When gristmills were found at regular intervals along the streams, they were ideal spots for storytellers, and many a myth was created by men who loafed while waiting for their corn to be ground. It might have been to the accompaniment of a turning mill wheel and the sound of running water that the legend of the Arkansas razorback was born. Like all true folk-myths, the razorback stories have an unknown origin. Assume that someone commented on a temporary scarcity of acorns and the consequent thinness of his hogs. A second man would agree, saying that his sows were able for the first time to squeeze through the garden gate. A third would testify that he could now hang his hat on the hips of his hogs. The next would aver that his swine had to stand up twice in order to cast a shadow. One man was almost bound to swear that his hogs were so desperately starved he could clasp one like a straight razor and shave with the bony ridge of its back.

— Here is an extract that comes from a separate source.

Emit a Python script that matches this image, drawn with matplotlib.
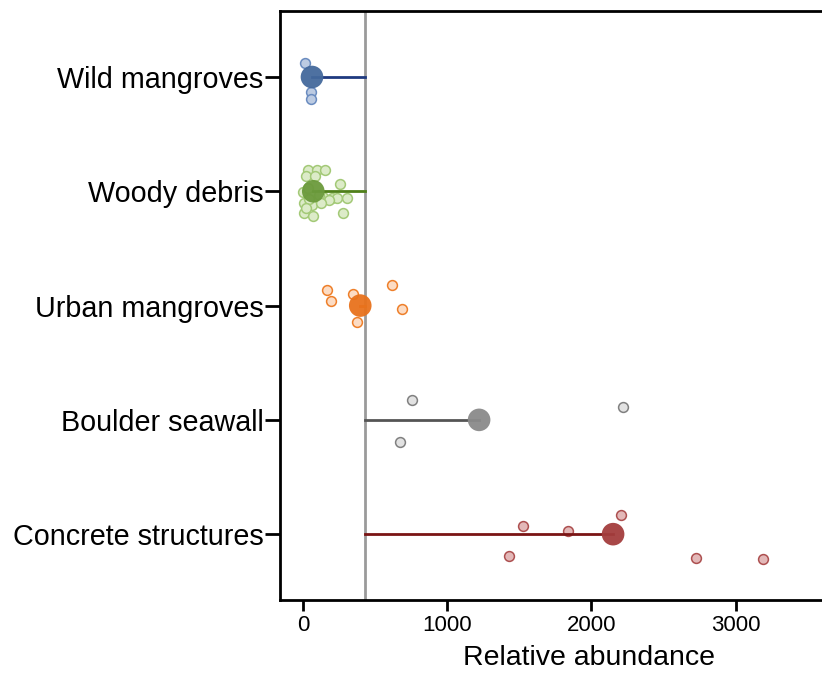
import matplotlib
matplotlib.use("Agg")
import matplotlib.pyplot as plt

plt.rcParams['font.family'] = ['Liberation Sans', 'DejaVu Sans']

categories = ["Wild mangroves", "Woody debris", "Urban mangroves",
              "Boulder seawall", "Concrete structures"]
means = [60, 69, 395, 1220, 2150]
ref_value = 428

wild_vals = [12, 53, 53]
wild_jit = [-0.12, 0.13, 0.19]
woody_vals = [35, 97, 151, 19, 81, 255, 0, 197, 236, 301, 139, 5, 58, 5, 65, 278,
              30, 110, 175, 40, 20, 120]
woody_jit = [-0.19, -0.19, -0.19, -0.13, -0.13, -0.06, 0.01, 0.06, 0.06, 0.06, 0.05,
             0.10, 0.12, 0.19, 0.22, 0.19, -0.03, 0.03, 0.08, 0.07, 0.15, 0.10]
urban_vals = [164, 192, 345, 616, 685, 373]
urban_jit = [-0.14, -0.04, -0.10, -0.18, 0.03, 0.14]
boulder_vals = [754, 2218, 671]
boulder_jit = [-0.17, -0.11, 0.19]
concrete_vals = [1528, 1838, 2205, 1430, 2725, 3193]
concrete_jit = [-0.07, -0.03, -0.17, 0.19, 0.21, 0.22]

point_vals = [wild_vals, woody_vals, urban_vals, boulder_vals, concrete_vals]
point_jit = [wild_jit, woody_jit, urban_jit, boulder_jit, concrete_jit]

mean_colors = ["#44699c", "#6b9a3c", "#e8721c", "#8a8a8a", "#a33d3d"]
line_colors = ["#1f3a80", "#4f8019", "#e8721c", "#555555", "#7a1414"]
pt_face = ["#bccbe2", "#dcebc8", "#fcdcc4", "#e2e2e2", "#e3b8b8"]
pt_edge = ["#6a8cc0", "#a3c977", "#ee7f2a", "#808080", "#ad5050"]

fig = plt.figure(figsize=(8.22, 6.74), dpi=100)
ax = fig.add_axes([280/822, 1-600/674, 1-280/822, (600-10.7)/674])

ax.axvline(ref_value, color="#9a9a9a", lw=2, zorder=1)
for i, cat in enumerate(categories):
    ys = [i + j for j in point_jit[i]]
    ax.scatter(point_vals[i], ys, s=50, facecolor=pt_face[i], edgecolor=pt_edge[i],
               linewidths=1.1, zorder=2)
    ax.plot([ref_value, means[i]], [i, i], color=line_colors[i], lw=2, zorder=3)
    ax.scatter([means[i]], [i], s=265, color=mean_colors[i], alpha=0.95,
               edgecolor="none", zorder=4)

ax.set_xlim(-162, 3600)
ax.set_ylim(4.576, -0.58)
ax.set_yticks(range(len(categories)))
ax.set_yticklabels(categories, fontsize=20.7)
ax.set_xticks([0, 1000, 2000, 3000])
ax.tick_params(axis='x', labelsize=16, length=8, width=2, pad=3)
ax.tick_params(axis='y', length=11, width=2, pad=1)
ax.set_xlabel("Relative abundance", fontsize=20.5)
ax.xaxis.set_label_coords(0.570, -0.077)
for s in ["left", "bottom", "top"]:
    ax.spines[s].set_linewidth(2)
ax.spines["right"].set_visible(False)

fig.savefig("out.png", dpi=100)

Outside the imagination, a true razorback probably does not exist. There is no flesh-and-blood counterpart of the little bristle-backed emblem of the University of Arkansas football team, and a State official once vainly offered a reward for a genuine razorback, dead or alive. It has been said by some historians that De Soto's men brought hogs with them when they crossed the Mississippi into Arkansas. Some of these animals strayed into the woods and became gaunt, savage beasts living on mast. That was a long time ago, however, and the truly wild breed, if there ever was one, has forever disappeared. Though many farmers let their hogs forage in the forest for a good part of the year, the swine resemble those to be found in all parts of the United States.